▸ **What is required**
Transcribe every line exactly and omit anything that is a picture.

Data provided start

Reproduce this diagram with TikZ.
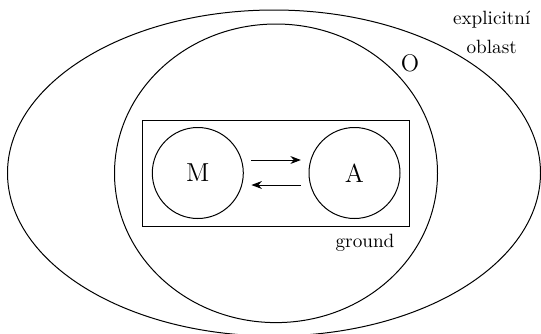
\documentclass[tikz,border=0pt]{standalone}
\usetikzlibrary{arrows.meta,positioning}
\begin{document}
\begin{tikzpicture}[x=0.5pt,y=-0.5pt,>=Stealth,line width=0.5pt]
  \tikzset{kruh/.style={draw,circle,minimum size=45.5pt,inner sep=0pt,font=\fontsize{13}{15}\selectfont},
    popis/.style={font=\fontsize{9.6}{11}\selectfont}}
  \useasboundingbox (0,0) rectangle (541,333);
  \draw (274,173) ellipse (266.5 and 163);
  \draw (276,173.3) ellipse (161.5 and 149.3);
  \node[draw,minimum width=133.3pt,minimum height=53.3pt] (ground) at (276,173.3) {};
  \node[kruh] (M) at (197.8,173) {M};
  \node[kruh] (A) at (354.5,173) {A};
  \draw[->,shorten <=3.8pt,shorten >=3.8pt] ([yshift=6.5pt]M.east) -- ([yshift=6.5pt]A.west);
  \draw[->,shorten <=3.8pt,shorten >=3.8pt] ([yshift=-6pt]A.west) -- ([yshift=-6pt]M.east);
  \node[popis] (groundpopis) at (365,243) {ground};
  \node[font=\fontsize{12}{14}\selectfont] (O) at (410,63) {O};
  \node[popis] (explicitni) at (491.7,20) {explicitní};
  \node[popis] (oblast) at (491.7,46.7) {oblast};
\end{tikzpicture}
\end{document}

Data provided end

▸ **Correct answer**
Reproduce this diagram with TikZ.
\documentclass[tikz,border=0pt]{standalone}
\usetikzlibrary{arrows.meta,positioning}
\begin{document}
\begin{tikzpicture}[x=0.5pt,y=-0.5pt,>=Stealth,line width=0.5pt]
  \tikzset{kruh/.style={draw,circle,minimum size=45.5pt,inner sep=0pt,font=\fontsize{13}{15}\selectfont},
    popis/.style={font=\fontsize{9.6}{11}\selectfont}}
  \useasboundingbox (0,0) rectangle (541,333);
  \draw (274,173) ellipse (266.5 and 163);
  \draw (276,173.3) ellipse (161.5 and 149.3);
  \node[draw,minimum width=133.3pt,minimum height=53.3pt] (ground) at (276,173.3) {};
  \node[kruh] (M) at (197.8,173) {M};
  \node[kruh] (A) at (354.5,173) {A};
  \draw[->,shorten <=3.8pt,shorten >=3.8pt] ([yshift=6.5pt]M.east) -- ([yshift=6.5pt]A.west);
  \draw[->,shorten <=3.8pt,shorten >=3.8pt] ([yshift=-6pt]A.west) -- ([yshift=-6pt]M.east);
  \node[popis] (groundpopis) at (365,243) {ground};
  \node[font=\fontsize{12}{14}\selectfont] (O) at (410,63) {O};
  \node[popis] (explicitni) at (491.7,20) {explicitní};
  \node[popis] (oblast) at (491.7,46.7) {oblast};
\end{tikzpicture}
\end{document}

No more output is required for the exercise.